§ **Your task**: Begin with the first line of the material and write out each line exactly, ending with the line that contains "0.043, 0.025, 0.015, 0.0097, 0.004, 0.002, 0.001]". Pictures are not part of the copy.

§ **Material for this exercise**:

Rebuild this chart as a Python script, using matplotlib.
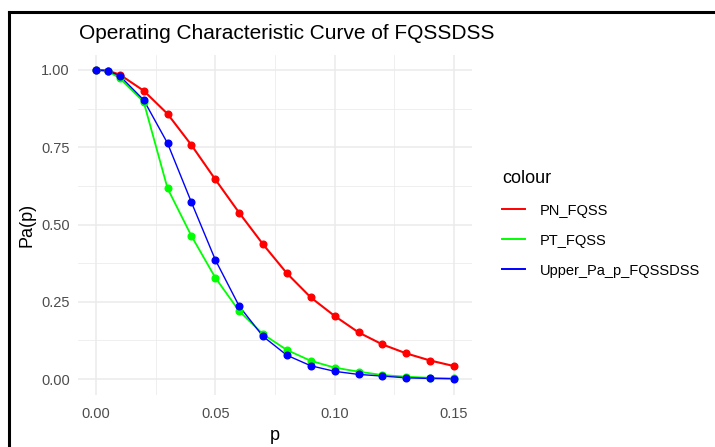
import matplotlib
matplotlib.use("Agg")
import matplotlib.pyplot as plt
from matplotlib.lines import Line2D
from matplotlib.ticker import MultipleLocator, FormatStrFormatter

plt.rcParams['font.family'] = ['Liberation Sans', 'DejaVu Sans']

# values
p = [0.0, 0.005, 0.01, 0.02, 0.03, 0.04, 0.05, 0.06, 0.07, 0.08,
     0.09, 0.10, 0.11, 0.12, 0.13, 0.14, 0.15]
pn_fqss = [1.0, 0.998, 0.985, 0.933, 0.858, 0.757, 0.646, 0.538, 0.436, 0.342,
           0.264, 0.204, 0.151, 0.112, 0.083, 0.060, 0.042]
pt_fqss = [1.0, 0.997, 0.973, 0.897, 0.617, 0.463, 0.328, 0.220, 0.145, 0.094,
           0.059, 0.037, 0.024, 0.013, 0.0075, 0.004, 0.002]
upper_fqssdss = [1.0, 0.998, 0.981, 0.903, 0.763, 0.572, 0.386, 0.236, 0.138, 0.077,
                 0.043, 0.025, 0.015, 0.0097, 0.004, 0.002, 0.001]

series_names = ['PN_FQSS', 'PT_FQSS', 'Upper_Pa_p_FQSSDSS']
series_values = [pn_fqss, pt_fqss, upper_fqssdss]
series_colors = ['#FF0000', '#00FF00', '#0000FF']
series_widths = [1.5, 1.3, 1.0]

fig = plt.figure(figsize=(7.15, 4.47), dpi=100)
ax = fig.add_axes([0.1091, 0.1174, 0.5510, 0.7606])

for name, vals, col, lw in zip(series_names, series_values, series_colors, series_widths):
    ax.plot(p, vals, color=col, linewidth=lw, zorder=3)
    ax.plot(p, vals, linestyle='none', marker='o', markersize=4.8, color=col, zorder=4)

ax.set_xlim(-0.0075, 0.1575)
ax.set_ylim(-0.05, 1.05)
ax.xaxis.set_major_locator(MultipleLocator(0.05))
ax.xaxis.set_minor_locator(MultipleLocator(0.025))
ax.yaxis.set_major_locator(MultipleLocator(0.25))
ax.yaxis.set_minor_locator(MultipleLocator(0.125))
ax.xaxis.set_major_formatter(FormatStrFormatter('%.2f'))
ax.yaxis.set_major_formatter(FormatStrFormatter('%.2f'))

ax.grid(which='major', color='#EBEBEB', linewidth=1.1, zorder=0)
ax.grid(which='minor', color='#EBEBEB', linewidth=0.55, zorder=0)
ax.set_axisbelow(True)
for s in ax.spines.values():
    s.set_visible(False)
ax.tick_params(which='both', length=0, labelsize=10.5, labelcolor='#4D4D4D')
ax.tick_params(axis='x', pad=9)
ax.tick_params(axis='y', pad=6)

ax.set_xlabel('p', fontsize=13, color='black', labelpad=4)
ax.set_ylabel('Pa(p)', fontsize=13, color='black', labelpad=4)
fig.text(0.1105, 0.925, 'Operating Characteristic Curve of FQSSDSS',
         fontsize=15, color='black', ha='left', va='center')

handles = [Line2D([], [], color=c, linewidth=1.4) for c in series_colors]
fig.legend(handles, series_names, title='colour', loc='upper left',
           bbox_to_anchor=(0.6836, 0.648), frameon=False, fontsize=10.5,
           title_fontsize=13, handlelength=1.6, handletextpad=1.0,
           labelspacing=1.1, alignment='left')

# black screenshot border on the top and left edges
fig.add_artist(Line2D([0.013, 1.0], [0.974, 0.974], transform=fig.transFigure,
                      color='black', linewidth=2.2))
fig.add_artist(Line2D([0.013, 0.013], [0.0, 0.974], transform=fig.transFigure,
                      color='black', linewidth=2.2))

fig.savefig('out.png', dpi=100, facecolor='white')
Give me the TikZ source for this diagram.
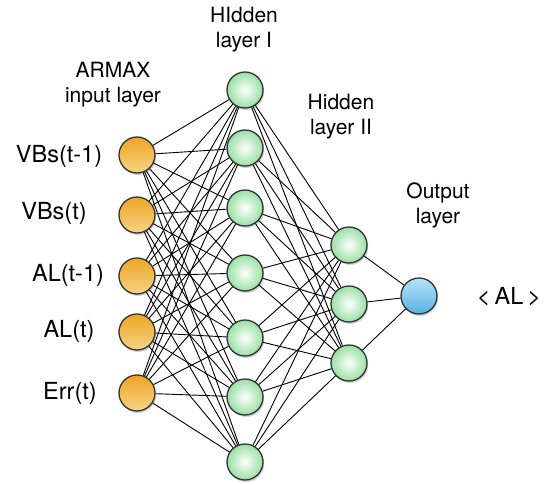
\documentclass[tikz,border=0pt]{standalone}
\usepackage{fontspec}
\setmainfont{TeX Gyre Heros}
\usetikzlibrary{shadows}

\definecolor{inorange}{HTML}{EDA524}
\definecolor{inlight}{HTML}{F7D385}
\definecolor{hidgreen}{HTML}{98E0A4}
\definecolor{outtop}{HTML}{B8E2F8}
\definecolor{outbottom}{HTML}{55B2E6}

\tikzset{
    neuron/.style={circle, draw=black!80, line width=1.3pt, minimum size=36pt, inner sep=0pt,
        drop shadow={opacity=0.35, shadow xshift=1.2pt, shadow yshift=-2pt}},
    inneuron/.style={neuron, top color=inorange, bottom color=inlight},
    hidneuron/.style={neuron, inner color=white, outer color=hidgreen},
    outneuron/.style={neuron, top color=outtop, bottom color=outbottom},
    link/.style={line width=0.9pt, black},
    inlabel/.style={font=\fontsize{23.5}{28}\selectfont},
    layerlabel/.style={align=center, font=\fontsize{21}{25}\selectfont}
}

\begin{document}
\begin{tikzpicture}[x=1pt, y=-1pt]
    \useasboundingbox (0, 0) rectangle (550, 485);

    % neurons
    \foreach \n/\y in {1/155, 2/215, 3/276, 4/332, 5/393} {
        \node[inneuron] (in\n) at (137, \y) {};
    }
    \foreach \n/\y in {1/90, 2/148, 3/208, 4/273, 5/338, 6/397, 7/462} {
        \node[hidneuron] (ha\n) at (245, \y) {};
    }
    \foreach \n/\y in {1/245, 2/304, 3/363} {
        \node[hidneuron] (hb\n) at (349, \y) {};
    }
    \node[outneuron] (out) at (419, 296) {};

    % connections
    \foreach \i in {1, ..., 5} {
        \foreach \j in {1, ..., 7} {
            \draw[link] (in\i) -- (ha\j);
        }
    }
    \foreach \i in {1, ..., 7} {
        \foreach \j in {1, 2, 3} {
            \draw[link] (ha\i) -- (hb\j);
        }
    }
    \foreach \i in {1, 2, 3} {
        \draw[link] (hb\i) -- (out);
    }

    % labels
    \node[inlabel] (lvbs1) at (59, 156) {VBs(t-1)};
    \node[inlabel] (lvbs) at (54, 213) {VBs(t)};
    \node[inlabel] (lal1) at (68, 275) {AL(t-1)};
    \node[inlabel] (lal) at (69, 331) {AL(t)};
    \node[inlabel] (lerr) at (70, 393) {Err(t)};
    \node[inlabel] (lout) at (509, 297) {<\,AL\,>};

    \node[layerlabel] (tin) at (113, 85) {ARMAX\\input layer};
    \node[layerlabel] (tha) at (244, 30) {HIdden\\layer I};
    \node[layerlabel] (thb) at (341, 117) {Hidden\\layer II};
    \node[layerlabel] (tout) at (438, 205) {Output\\layer};
\end{tikzpicture}
\end{document}
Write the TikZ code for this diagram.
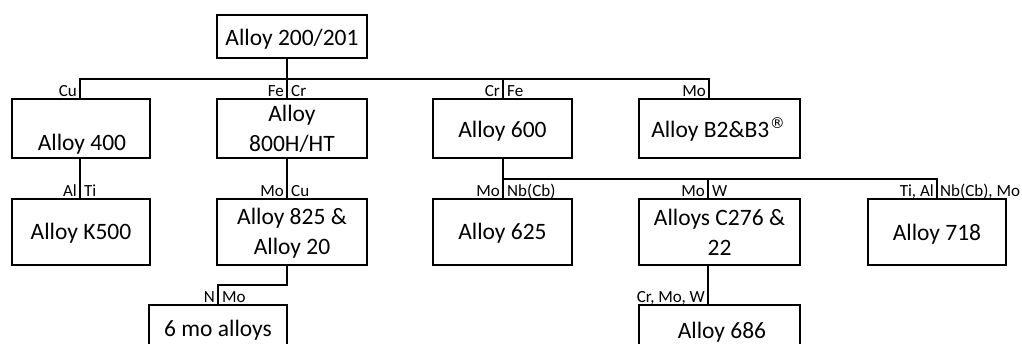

§ **Reply to the task**:
Rebuild this chart as a Python script, using matplotlib.
import matplotlib
matplotlib.use("Agg")
import matplotlib.pyplot as plt
from matplotlib.lines import Line2D
from matplotlib.ticker import MultipleLocator, FormatStrFormatter

plt.rcParams['font.family'] = ['Liberation Sans', 'DejaVu Sans']

# values
p = [0.0, 0.005, 0.01, 0.02, 0.03, 0.04, 0.05, 0.06, 0.07, 0.08,
     0.09, 0.10, 0.11, 0.12, 0.13, 0.14, 0.15]
pn_fqss = [1.0, 0.998, 0.985, 0.933, 0.858, 0.757, 0.646, 0.538, 0.436, 0.342,
           0.264, 0.204, 0.151, 0.112, 0.083, 0.060, 0.042]
pt_fqss = [1.0, 0.997, 0.973, 0.897, 0.617, 0.463, 0.328, 0.220, 0.145, 0.094,
           0.059, 0.037, 0.024, 0.013, 0.0075, 0.004, 0.002]
upper_fqssdss = [1.0, 0.998, 0.981, 0.903, 0.763, 0.572, 0.386, 0.236, 0.138, 0.077,
                 0.043, 0.025, 0.015, 0.0097, 0.004, 0.002, 0.001]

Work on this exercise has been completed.